Measuring Environmental ThreatsA Study of Coral Reefs in the Red Sea
Last summer, an international group of scientists warned that one-third of reef-building corals worldwide are threatened with extinction.
Now a year later, an Ohio State engineer is studying the meteorological conditions in a coral-reef lagoon in the Red Sea to develop parameters scientists can use for better prediction of reef response to climate change.
The International Union for Conservation of Nature and Conservation International in 2008 reported that climate change and local stresses, such as destructive fishing, declining water quality and the degradation of coastal habitats are the main threats to coral reefs, important for environmental monitoring because of their high sensitivity to these changes.
Gil Bohrer, assistant professor of ecological engineering, is measuring parameters that relate wind turbulence, waves, evaporation and heat exchange between the air and water above coral reefs in Eilat, Israel, on the Red Sea. His direct observations of wind, turbulence, solar radiation, heat flux, evaporation and wave fluctuations at high frequency will enable him to evaluate the parameters used in analytical models of evaporation, which causes the heavier, more saline water near the ocean surface to sink down and also drives vertical circulation of water. In the Red Sea, this circulation increases nutrient levels in the water, leading to algal blooms and coral destruction.
Typically, evaporation and heat flux are determined from long-term low-frequency (minutes to hours) averages of air humidity and temperature at meteorological stations near the shore. These data are processed by analytical models, which rely on different empirical parameters, to infer heat flux and evaporation from humidity, water and air temperature, wind speed and radiation.
Bohrer, on the other hand, is using direct observations of fluxes to obtain additional data to increase the accuracy of the oceanographic and ecological models. He collects the data from a system of two eddy-flux towers equipped with ultrasonic wind anemometers to measure high-frequency fluctuations of temperature and wind speed at three dimensions; open-path laser gas analyzers to measure the fluctuations of water vapor and CO2 ; and two probes that measure the temperature and relative humidity at low frequency.
Combined, the two-tower system directly measures evaporation and heat flux from the water surface, the horizontal advection of heat, water vapor and CO2 toward land, and the correlation coefficients and frequencies at which turbulence and frictional velocity are related to sea wave frequencies and aerodynamic roughness length. Bohrer’s research is funded in part by the PADI Foundation, a California nonprofit organization that encourages and supports underwater science, environmental projects and education.

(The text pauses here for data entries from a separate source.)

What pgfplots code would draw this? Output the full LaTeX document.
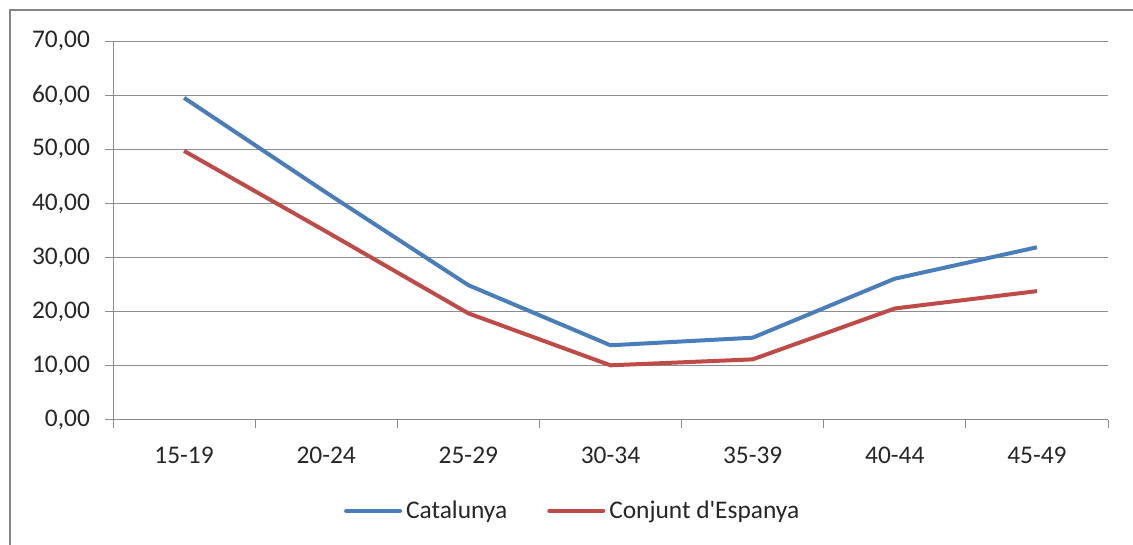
\documentclass[border=0pt]{standalone}
\usepackage{fontspec}
\setmainfont{Carlito}
\usepackage{pgfplots}
\pgfplotsset{compat=1.18}
\definecolor{cblue}{HTML}{4A7EBB}
\definecolor{cred}{HTML}{BE4B48}
\definecolor{gridc}{HTML}{8C8C8C}
\definecolor{framec}{HTML}{868686}
\begin{document}
\begin{tikzpicture}[x=1pt,y=1pt]
\path[use as bounding box] (0,0) rectangle (566.5,272.5);
\draw[framec, line width=1pt] (5,-2) -- (5,267.5) -- (570,267.5);
\begin{axis}[
  at={(56.5pt,62.5pt)}, anchor=south west,
  scale only axis, width=497.5pt, height=189.5pt,
  xmin=-0.5, xmax=6.5, ymin=0, ymax=70,
  axis lines*=left,
  axis line style={gridc, line width=0.5pt},
  xtick={0,...,6},
  xticklabels={15-19,20-24,25-29,30-34,35-39,40-44,45-49},
  minor xtick={-0.5,0.5,...,6.5},
  ytick={0,10,...,70},
  ymajorgrids,
  grid style={gridc, line width=0.5pt},
  tick align=outside,
  major tick length=4pt,
  minor tick length=4pt,
  major x tick style={draw=none},
  minor x tick style={gridc, line width=0.5pt},
  major y tick style={gridc, line width=0.5pt},
  font=\fontsize{12.7pt}{15pt}\selectfont,
  tick label style={black!85},
  xticklabel style={yshift=-6pt},
  yticklabel style={xshift=-4pt},
  /pgf/number format/.cd, fixed, fixed zerofill, precision=2, use comma, assume math mode=true,
  /pgfplots/.cd,
  legend style={draw=none, at={(0.463,-0.24)}, anchor=center, font=\fontsize{12.7pt}{15pt}\selectfont, text=black!85},
  legend columns=2,
  legend cell align=left,
  /tikz/every even column/.append style={column sep=18pt},
  legend image code/.code={\draw[#1, line cap=round] (0pt,0pt) -- (27pt,0pt);},
]
\addplot[cblue, line width=2pt, line join=round] coordinates {(0,59.5) (1,42.0) (2,24.9) (3,13.8) (4,15.2) (5,26.1) (6,31.9)};
\addlegendentry{Catalunya}
\addplot[cred, line width=2pt, line join=round] coordinates {(0,49.7) (1,34.8) (2,19.7) (3,10.1) (4,11.2) (5,20.6) (6,23.8)};
\addlegendentry{Conjunt d\textquotesingle Espanya}
\end{axis}
\end{tikzpicture}
\end{document}
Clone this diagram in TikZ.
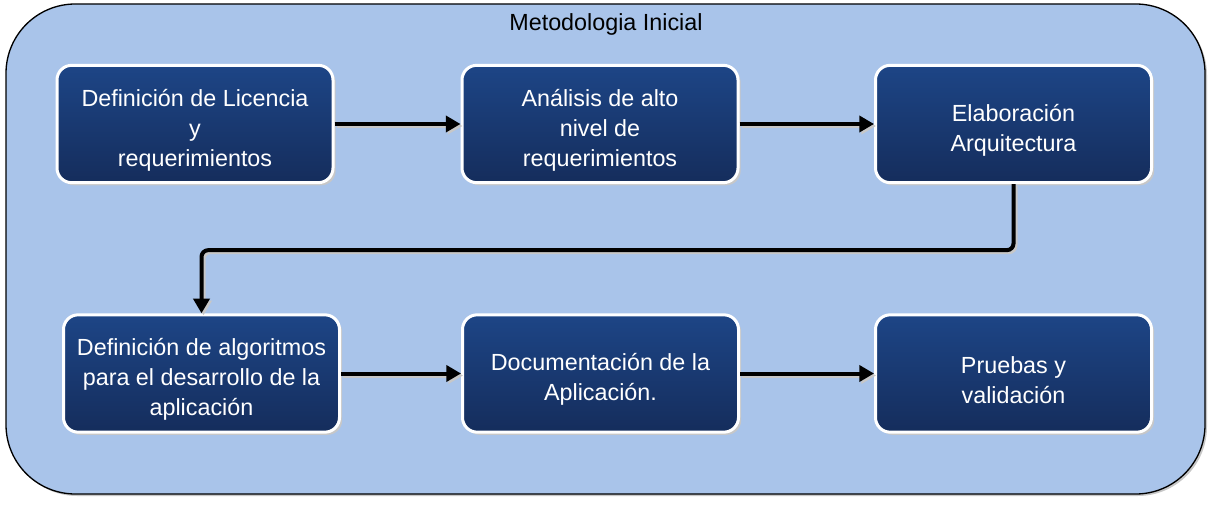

“These meteorological conditions will be used to improve the parameterization of equations and models that calculate a prediction for evaporation,”Bohrer says.“The calculations are needed by ocean and large-scale atmosphere models to predict the water temperature and vertical mixing in the Red Sea, where future changes to meteorological forcing can increase evaporation. This results in an increase in the vertical mixing and nutrient levels in the water and lead to the extinction of corals in the region.”